◆ WORK REQUIRED: Please write out the lines of the data exactly, beginning with the first and ending with the line containing "plt.rcParams['font.family'] = ['Roboto"; leave the pictures behind.

◆ STORED DATA:
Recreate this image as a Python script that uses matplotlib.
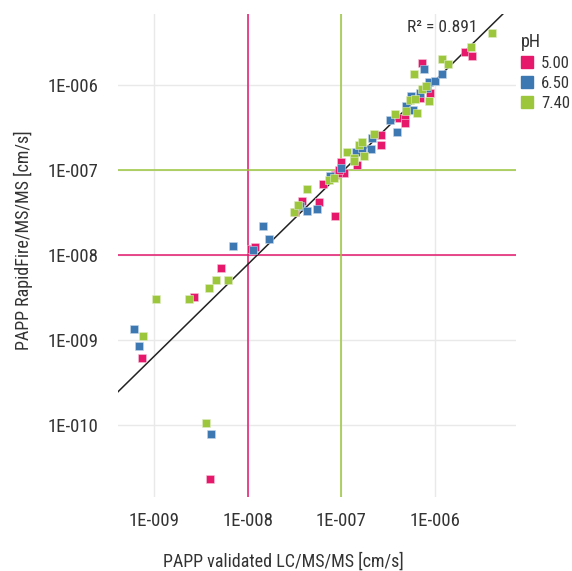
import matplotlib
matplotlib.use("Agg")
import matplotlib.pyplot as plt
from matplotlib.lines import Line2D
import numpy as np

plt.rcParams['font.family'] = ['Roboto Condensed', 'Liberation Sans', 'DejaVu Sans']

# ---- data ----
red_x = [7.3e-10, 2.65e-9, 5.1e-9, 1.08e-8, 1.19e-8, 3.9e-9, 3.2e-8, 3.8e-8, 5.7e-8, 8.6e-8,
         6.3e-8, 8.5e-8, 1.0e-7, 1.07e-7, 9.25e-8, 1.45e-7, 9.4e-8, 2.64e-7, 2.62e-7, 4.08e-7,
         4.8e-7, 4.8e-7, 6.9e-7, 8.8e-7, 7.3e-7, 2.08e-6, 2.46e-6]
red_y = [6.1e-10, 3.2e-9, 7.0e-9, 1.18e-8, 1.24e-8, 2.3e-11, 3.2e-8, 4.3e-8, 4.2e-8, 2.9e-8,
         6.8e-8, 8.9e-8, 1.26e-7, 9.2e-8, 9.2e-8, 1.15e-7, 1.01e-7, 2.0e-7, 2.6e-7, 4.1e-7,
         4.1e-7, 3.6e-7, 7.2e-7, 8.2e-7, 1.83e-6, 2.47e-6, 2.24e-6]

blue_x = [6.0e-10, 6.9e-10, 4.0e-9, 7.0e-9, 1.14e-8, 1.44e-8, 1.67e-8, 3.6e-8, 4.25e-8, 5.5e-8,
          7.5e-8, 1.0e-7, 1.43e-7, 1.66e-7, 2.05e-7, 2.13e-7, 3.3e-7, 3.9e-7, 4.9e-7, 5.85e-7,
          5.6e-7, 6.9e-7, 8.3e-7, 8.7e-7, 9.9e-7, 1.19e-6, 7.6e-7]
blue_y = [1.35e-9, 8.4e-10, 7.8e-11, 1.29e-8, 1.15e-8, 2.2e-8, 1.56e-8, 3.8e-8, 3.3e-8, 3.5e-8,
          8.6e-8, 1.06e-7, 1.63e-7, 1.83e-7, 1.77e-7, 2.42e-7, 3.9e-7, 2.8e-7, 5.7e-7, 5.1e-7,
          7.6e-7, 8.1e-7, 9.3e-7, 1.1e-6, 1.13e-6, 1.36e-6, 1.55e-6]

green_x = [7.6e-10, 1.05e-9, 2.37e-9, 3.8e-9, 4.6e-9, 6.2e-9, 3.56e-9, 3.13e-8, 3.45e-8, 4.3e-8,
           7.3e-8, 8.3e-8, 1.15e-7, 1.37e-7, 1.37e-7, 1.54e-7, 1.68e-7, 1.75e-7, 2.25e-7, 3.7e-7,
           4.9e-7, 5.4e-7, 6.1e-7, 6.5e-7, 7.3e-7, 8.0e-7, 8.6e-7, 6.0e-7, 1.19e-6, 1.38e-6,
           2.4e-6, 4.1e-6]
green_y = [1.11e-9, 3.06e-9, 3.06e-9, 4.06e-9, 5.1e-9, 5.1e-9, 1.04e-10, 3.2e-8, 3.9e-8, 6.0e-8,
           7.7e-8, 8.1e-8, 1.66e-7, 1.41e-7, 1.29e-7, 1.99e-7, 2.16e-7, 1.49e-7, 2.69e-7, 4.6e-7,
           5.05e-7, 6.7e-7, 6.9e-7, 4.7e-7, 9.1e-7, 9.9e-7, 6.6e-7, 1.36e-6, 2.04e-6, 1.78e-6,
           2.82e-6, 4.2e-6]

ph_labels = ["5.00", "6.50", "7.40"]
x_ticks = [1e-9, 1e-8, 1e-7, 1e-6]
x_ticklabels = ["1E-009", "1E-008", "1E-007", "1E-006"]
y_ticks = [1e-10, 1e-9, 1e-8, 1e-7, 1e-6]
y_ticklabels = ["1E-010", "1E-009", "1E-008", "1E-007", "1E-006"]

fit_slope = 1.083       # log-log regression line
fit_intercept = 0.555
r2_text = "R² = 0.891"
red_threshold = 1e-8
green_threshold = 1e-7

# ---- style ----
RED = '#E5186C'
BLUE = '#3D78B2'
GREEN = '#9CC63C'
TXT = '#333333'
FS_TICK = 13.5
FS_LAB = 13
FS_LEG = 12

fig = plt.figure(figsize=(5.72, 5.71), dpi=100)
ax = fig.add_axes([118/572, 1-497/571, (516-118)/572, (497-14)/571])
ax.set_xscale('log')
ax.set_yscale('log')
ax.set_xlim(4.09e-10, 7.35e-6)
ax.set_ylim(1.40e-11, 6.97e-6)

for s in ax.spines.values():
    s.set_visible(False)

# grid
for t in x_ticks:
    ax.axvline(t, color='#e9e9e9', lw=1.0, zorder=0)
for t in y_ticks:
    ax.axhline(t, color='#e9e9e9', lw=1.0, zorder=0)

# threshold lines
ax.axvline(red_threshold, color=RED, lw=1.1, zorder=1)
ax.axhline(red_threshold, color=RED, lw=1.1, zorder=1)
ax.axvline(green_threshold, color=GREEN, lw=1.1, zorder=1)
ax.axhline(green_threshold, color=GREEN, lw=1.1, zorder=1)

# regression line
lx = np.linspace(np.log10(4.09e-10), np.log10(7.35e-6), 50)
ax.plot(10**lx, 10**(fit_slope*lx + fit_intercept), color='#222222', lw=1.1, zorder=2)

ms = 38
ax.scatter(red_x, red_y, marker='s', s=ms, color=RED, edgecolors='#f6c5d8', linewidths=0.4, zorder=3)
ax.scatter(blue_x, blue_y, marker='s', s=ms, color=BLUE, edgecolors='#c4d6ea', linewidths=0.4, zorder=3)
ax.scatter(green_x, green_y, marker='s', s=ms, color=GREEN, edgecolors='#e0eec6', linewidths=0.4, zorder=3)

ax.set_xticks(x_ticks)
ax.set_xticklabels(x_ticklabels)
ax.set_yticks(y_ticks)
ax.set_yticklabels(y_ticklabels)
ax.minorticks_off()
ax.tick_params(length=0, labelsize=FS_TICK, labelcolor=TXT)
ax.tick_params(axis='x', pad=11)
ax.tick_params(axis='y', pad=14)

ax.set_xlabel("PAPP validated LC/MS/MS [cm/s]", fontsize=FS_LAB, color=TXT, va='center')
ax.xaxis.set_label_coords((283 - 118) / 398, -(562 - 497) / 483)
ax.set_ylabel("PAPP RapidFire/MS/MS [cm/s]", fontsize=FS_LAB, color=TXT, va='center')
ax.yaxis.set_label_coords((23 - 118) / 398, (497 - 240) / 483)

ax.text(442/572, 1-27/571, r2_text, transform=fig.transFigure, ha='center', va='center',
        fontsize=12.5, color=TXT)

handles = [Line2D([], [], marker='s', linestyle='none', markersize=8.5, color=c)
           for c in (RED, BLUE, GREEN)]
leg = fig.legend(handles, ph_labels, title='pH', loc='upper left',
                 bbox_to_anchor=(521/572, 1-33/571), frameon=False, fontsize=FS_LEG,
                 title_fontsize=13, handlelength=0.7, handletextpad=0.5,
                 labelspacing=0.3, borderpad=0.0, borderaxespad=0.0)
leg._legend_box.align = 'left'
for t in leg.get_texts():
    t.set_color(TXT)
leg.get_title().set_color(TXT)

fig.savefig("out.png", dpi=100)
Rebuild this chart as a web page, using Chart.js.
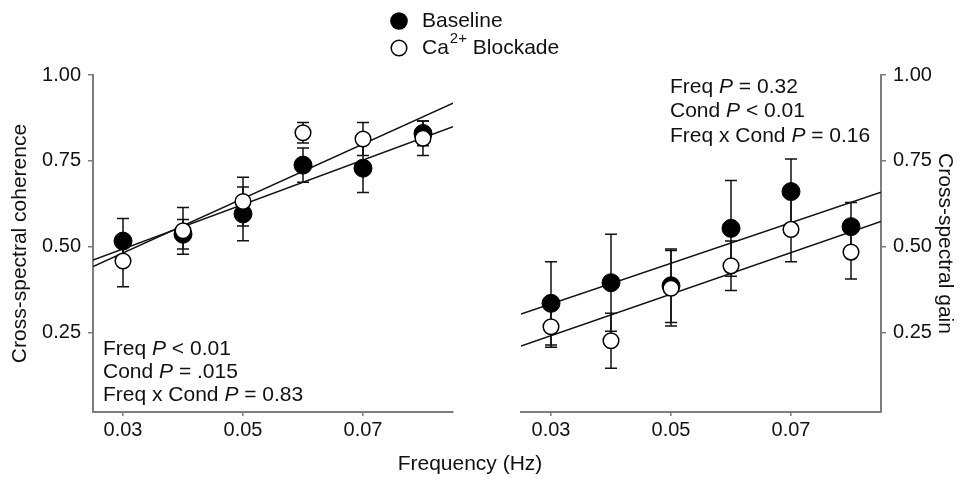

◆ TASK RESULT:
Recreate this image as a Python script that uses matplotlib.
import matplotlib
matplotlib.use("Agg")
import matplotlib.pyplot as plt
from matplotlib.lines import Line2D
import numpy as np

plt.rcParams['font.family'] = ['Roboto Condensed', 'Liberation Sans', 'DejaVu Sans']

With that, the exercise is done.